* [Instructions for the task]: Retype the material word for word.

* [Dataset content]:

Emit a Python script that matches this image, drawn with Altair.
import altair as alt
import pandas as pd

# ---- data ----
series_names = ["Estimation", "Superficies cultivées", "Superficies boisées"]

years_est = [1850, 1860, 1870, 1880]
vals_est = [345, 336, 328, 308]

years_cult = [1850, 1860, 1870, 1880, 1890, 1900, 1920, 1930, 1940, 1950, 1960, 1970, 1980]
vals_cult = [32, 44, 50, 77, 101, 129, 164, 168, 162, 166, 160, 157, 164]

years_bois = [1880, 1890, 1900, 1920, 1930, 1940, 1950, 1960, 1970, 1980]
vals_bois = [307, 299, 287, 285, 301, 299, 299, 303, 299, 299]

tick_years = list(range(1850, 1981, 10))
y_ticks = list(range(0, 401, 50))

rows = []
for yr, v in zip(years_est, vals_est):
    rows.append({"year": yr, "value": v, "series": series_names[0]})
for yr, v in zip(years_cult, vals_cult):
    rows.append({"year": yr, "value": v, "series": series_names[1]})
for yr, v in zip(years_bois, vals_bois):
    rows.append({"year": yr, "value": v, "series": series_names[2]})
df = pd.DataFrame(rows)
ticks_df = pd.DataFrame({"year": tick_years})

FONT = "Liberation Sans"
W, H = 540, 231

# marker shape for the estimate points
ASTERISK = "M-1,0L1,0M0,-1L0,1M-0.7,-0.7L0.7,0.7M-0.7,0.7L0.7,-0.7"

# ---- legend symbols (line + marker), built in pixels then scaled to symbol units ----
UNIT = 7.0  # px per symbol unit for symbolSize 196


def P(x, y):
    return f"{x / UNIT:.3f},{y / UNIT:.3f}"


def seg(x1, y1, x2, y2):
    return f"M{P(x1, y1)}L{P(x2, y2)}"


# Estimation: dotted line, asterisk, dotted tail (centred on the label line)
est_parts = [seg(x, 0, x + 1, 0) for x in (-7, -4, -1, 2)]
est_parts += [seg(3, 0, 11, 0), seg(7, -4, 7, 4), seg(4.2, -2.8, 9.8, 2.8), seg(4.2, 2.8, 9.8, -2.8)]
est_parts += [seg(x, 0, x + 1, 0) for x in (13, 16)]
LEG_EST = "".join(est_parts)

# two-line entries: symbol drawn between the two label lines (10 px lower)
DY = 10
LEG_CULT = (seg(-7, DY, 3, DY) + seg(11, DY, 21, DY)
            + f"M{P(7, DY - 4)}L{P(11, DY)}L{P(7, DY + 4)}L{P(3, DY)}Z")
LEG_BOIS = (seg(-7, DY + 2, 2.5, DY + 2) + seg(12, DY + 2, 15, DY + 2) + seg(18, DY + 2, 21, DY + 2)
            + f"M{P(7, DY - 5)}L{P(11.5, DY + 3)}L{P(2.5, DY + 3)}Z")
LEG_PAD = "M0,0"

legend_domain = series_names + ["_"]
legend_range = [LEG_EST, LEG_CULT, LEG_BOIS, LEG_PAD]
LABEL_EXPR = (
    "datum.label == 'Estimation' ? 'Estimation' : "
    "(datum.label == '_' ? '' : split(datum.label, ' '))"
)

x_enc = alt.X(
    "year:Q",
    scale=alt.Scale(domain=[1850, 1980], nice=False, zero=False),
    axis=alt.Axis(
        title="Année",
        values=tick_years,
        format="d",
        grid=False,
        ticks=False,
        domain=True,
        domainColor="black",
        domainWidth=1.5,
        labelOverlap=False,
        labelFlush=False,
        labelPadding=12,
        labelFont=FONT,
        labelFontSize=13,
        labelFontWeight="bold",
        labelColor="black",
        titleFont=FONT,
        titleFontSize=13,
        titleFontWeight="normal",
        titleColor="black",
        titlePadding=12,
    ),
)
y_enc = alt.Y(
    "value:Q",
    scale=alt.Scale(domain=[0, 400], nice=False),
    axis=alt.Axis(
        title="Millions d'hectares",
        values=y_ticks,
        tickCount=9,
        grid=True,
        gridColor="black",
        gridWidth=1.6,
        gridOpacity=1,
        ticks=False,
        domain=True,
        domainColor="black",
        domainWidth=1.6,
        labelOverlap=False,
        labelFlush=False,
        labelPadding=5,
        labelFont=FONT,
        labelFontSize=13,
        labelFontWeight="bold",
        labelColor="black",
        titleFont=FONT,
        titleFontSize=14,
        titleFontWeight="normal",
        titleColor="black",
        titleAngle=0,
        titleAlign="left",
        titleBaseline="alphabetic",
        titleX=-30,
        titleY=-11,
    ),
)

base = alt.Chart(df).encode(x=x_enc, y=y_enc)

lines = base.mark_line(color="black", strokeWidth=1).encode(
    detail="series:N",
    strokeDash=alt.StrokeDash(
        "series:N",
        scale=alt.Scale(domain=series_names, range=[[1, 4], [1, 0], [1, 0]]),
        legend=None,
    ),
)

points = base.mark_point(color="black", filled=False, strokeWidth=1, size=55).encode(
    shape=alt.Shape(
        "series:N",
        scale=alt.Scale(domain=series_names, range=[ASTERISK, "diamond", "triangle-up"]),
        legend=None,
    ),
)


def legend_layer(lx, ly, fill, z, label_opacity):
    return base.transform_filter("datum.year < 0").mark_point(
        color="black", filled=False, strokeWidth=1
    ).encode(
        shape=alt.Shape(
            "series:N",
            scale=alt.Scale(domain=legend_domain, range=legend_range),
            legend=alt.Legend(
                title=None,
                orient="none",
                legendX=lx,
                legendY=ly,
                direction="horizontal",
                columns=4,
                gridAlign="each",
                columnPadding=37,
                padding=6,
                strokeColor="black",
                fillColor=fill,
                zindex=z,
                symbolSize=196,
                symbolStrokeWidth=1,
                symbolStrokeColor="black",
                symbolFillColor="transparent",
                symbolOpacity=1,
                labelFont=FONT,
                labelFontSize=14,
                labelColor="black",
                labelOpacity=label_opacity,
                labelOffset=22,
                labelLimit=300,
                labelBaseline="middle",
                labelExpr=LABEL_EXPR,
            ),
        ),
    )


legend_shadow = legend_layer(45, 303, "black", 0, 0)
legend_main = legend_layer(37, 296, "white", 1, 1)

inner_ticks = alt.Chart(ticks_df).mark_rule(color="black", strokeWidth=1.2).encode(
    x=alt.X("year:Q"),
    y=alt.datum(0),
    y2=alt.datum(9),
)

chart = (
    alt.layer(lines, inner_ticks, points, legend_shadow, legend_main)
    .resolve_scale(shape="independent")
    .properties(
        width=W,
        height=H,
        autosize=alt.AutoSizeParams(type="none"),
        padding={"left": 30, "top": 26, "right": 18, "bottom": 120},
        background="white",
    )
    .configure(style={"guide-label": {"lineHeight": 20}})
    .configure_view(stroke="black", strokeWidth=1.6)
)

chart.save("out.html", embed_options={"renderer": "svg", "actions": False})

* [Problem solution]:
Emit a Python script that matches this image, drawn with Altair.
import altair as alt
import pandas as pd

# ---- data ----
series_names = ["Estimation", "Superficies cultivées", "Superficies boisées"]

years_est = [1850, 1860, 1870, 1880]
vals_est = [345, 336, 328, 308]

years_cult = [1850, 1860, 1870, 1880, 1890, 1900, 1920, 1930, 1940, 1950, 1960, 1970, 1980]
vals_cult = [32, 44, 50, 77, 101, 129, 164, 168, 162, 166, 160, 157, 164]

years_bois = [1880, 1890, 1900, 1920, 1930, 1940, 1950, 1960, 1970, 1980]
vals_bois = [307, 299, 287, 285, 301, 299, 299, 303, 299, 299]

tick_years = list(range(1850, 1981, 10))
y_ticks = list(range(0, 401, 50))

rows = []
for yr, v in zip(years_est, vals_est):
    rows.append({"year": yr, "value": v, "series": series_names[0]})
for yr, v in zip(years_cult, vals_cult):
    rows.append({"year": yr, "value": v, "series": series_names[1]})
for yr, v in zip(years_bois, vals_bois):
    rows.append({"year": yr, "value": v, "series": series_names[2]})
df = pd.DataFrame(rows)
ticks_df = pd.DataFrame({"year": tick_years})

FONT = "Liberation Sans"
W, H = 540, 231

# marker shape for the estimate points
ASTERISK = "M-1,0L1,0M0,-1L0,1M-0.7,-0.7L0.7,0.7M-0.7,0.7L0.7,-0.7"

# ---- legend symbols (line + marker), built in pixels then scaled to symbol units ----
UNIT = 7.0  # px per symbol unit for symbolSize 196


def P(x, y):
    return f"{x / UNIT:.3f},{y / UNIT:.3f}"


def seg(x1, y1, x2, y2):
    return f"M{P(x1, y1)}L{P(x2, y2)}"


# Estimation: dotted line, asterisk, dotted tail (centred on the label line)
est_parts = [seg(x, 0, x + 1, 0) for x in (-7, -4, -1, 2)]
est_parts += [seg(3, 0, 11, 0), seg(7, -4, 7, 4), seg(4.2, -2.8, 9.8, 2.8), seg(4.2, 2.8, 9.8, -2.8)]
est_parts += [seg(x, 0, x + 1, 0) for x in (13, 16)]
LEG_EST = "".join(est_parts)

# two-line entries: symbol drawn between the two label lines (10 px lower)
DY = 10
LEG_CULT = (seg(-7, DY, 3, DY) + seg(11, DY, 21, DY)
            + f"M{P(7, DY - 4)}L{P(11, DY)}L{P(7, DY + 4)}L{P(3, DY)}Z")
LEG_BOIS = (seg(-7, DY + 2, 2.5, DY + 2) + seg(12, DY + 2, 15, DY + 2) + seg(18, DY + 2, 21, DY + 2)
            + f"M{P(7, DY - 5)}L{P(11.5, DY + 3)}L{P(2.5, DY + 3)}Z")
LEG_PAD = "M0,0"

legend_domain = series_names + ["_"]
legend_range = [LEG_EST, LEG_CULT, LEG_BOIS, LEG_PAD]
LABEL_EXPR = (
    "datum.label == 'Estimation' ? 'Estimation' : "
    "(datum.label == '_' ? '' : split(datum.label, ' '))"
)

x_enc = alt.X(
    "year:Q",
    scale=alt.Scale(domain=[1850, 1980], nice=False, zero=False),
    axis=alt.Axis(
        title="Année",
        values=tick_years,
        format="d",
        grid=False,
        ticks=False,
        domain=True,
        domainColor="black",
        domainWidth=1.5,
        labelOverlap=False,
        labelFlush=False,
        labelPadding=12,
        labelFont=FONT,
        labelFontSize=13,
        labelFontWeight="bold",
        labelColor="black",
        titleFont=FONT,
        titleFontSize=13,
        titleFontWeight="normal",
        titleColor="black",
        titlePadding=12,
    ),
)
y_enc = alt.Y(
    "value:Q",
    scale=alt.Scale(domain=[0, 400], nice=False),
    axis=alt.Axis(
        title="Millions d'hectares",
        values=y_ticks,
        tickCount=9,
        grid=True,
        gridColor="black",
        gridWidth=1.6,
        gridOpacity=1,
        ticks=False,
        domain=True,
        domainColor="black",
        domainWidth=1.6,
        labelOverlap=False,
        labelFlush=False,
        labelPadding=5,
        labelFont=FONT,
        labelFontSize=13,
        labelFontWeight="bold",
        labelColor="black",
        titleFont=FONT,
        titleFontSize=14,
        titleFontWeight="normal",
        titleColor="black",
        titleAngle=0,
        titleAlign="left",
        titleBaseline="alphabetic",
        titleX=-30,
        titleY=-11,
    ),
)

base = alt.Chart(df).encode(x=x_enc, y=y_enc)

lines = base.mark_line(color="black", strokeWidth=1).encode(
    detail="series:N",
    strokeDash=alt.StrokeDash(
        "series:N",
        scale=alt.Scale(domain=series_names, range=[[1, 4], [1, 0], [1, 0]]),
        legend=None,
    ),
)

points = base.mark_point(color="black", filled=False, strokeWidth=1, size=55).encode(
    shape=alt.Shape(
        "series:N",
        scale=alt.Scale(domain=series_names, range=[ASTERISK, "diamond", "triangle-up"]),
        legend=None,
    ),
)


def legend_layer(lx, ly, fill, z, label_opacity):
    return base.transform_filter("datum.year < 0").mark_point(
        color="black", filled=False, strokeWidth=1
    ).encode(
        shape=alt.Shape(
            "series:N",
            scale=alt.Scale(domain=legend_domain, range=legend_range),
            legend=alt.Legend(
                title=None,
                orient="none",
                legendX=lx,
                legendY=ly,
                direction="horizontal",
                columns=4,
                gridAlign="each",
                columnPadding=37,
                padding=6,
                strokeColor="black",
                fillColor=fill,
                zindex=z,
                symbolSize=196,
                symbolStrokeWidth=1,
                symbolStrokeColor="black",
                symbolFillColor="transparent",
                symbolOpacity=1,
                labelFont=FONT,
                labelFontSize=14,
                labelColor="black",
                labelOpacity=label_opacity,
                labelOffset=22,
                labelLimit=300,
                labelBaseline="middle",
                labelExpr=LABEL_EXPR,
            ),
        ),
    )


legend_shadow = legend_layer(45, 303, "black", 0, 0)
legend_main = legend_layer(37, 296, "white", 1, 1)

inner_ticks = alt.Chart(ticks_df).mark_rule(color="black", strokeWidth=1.2).encode(
    x=alt.X("year:Q"),
    y=alt.datum(0),
    y2=alt.datum(9),
)

chart = (
    alt.layer(lines, inner_ticks, points, legend_shadow, legend_main)
    .resolve_scale(shape="independent")
    .properties(
        width=W,
        height=H,
        autosize=alt.AutoSizeParams(type="none"),
        padding={"left": 30, "top": 26, "right": 18, "bottom": 120},
        background="white",
    )
    .configure(style={"guide-label": {"lineHeight": 20}})
    .configure_view(stroke="black", strokeWidth=1.6)
)

chart.save("out.html", embed_options={"renderer": "svg", "actions": False})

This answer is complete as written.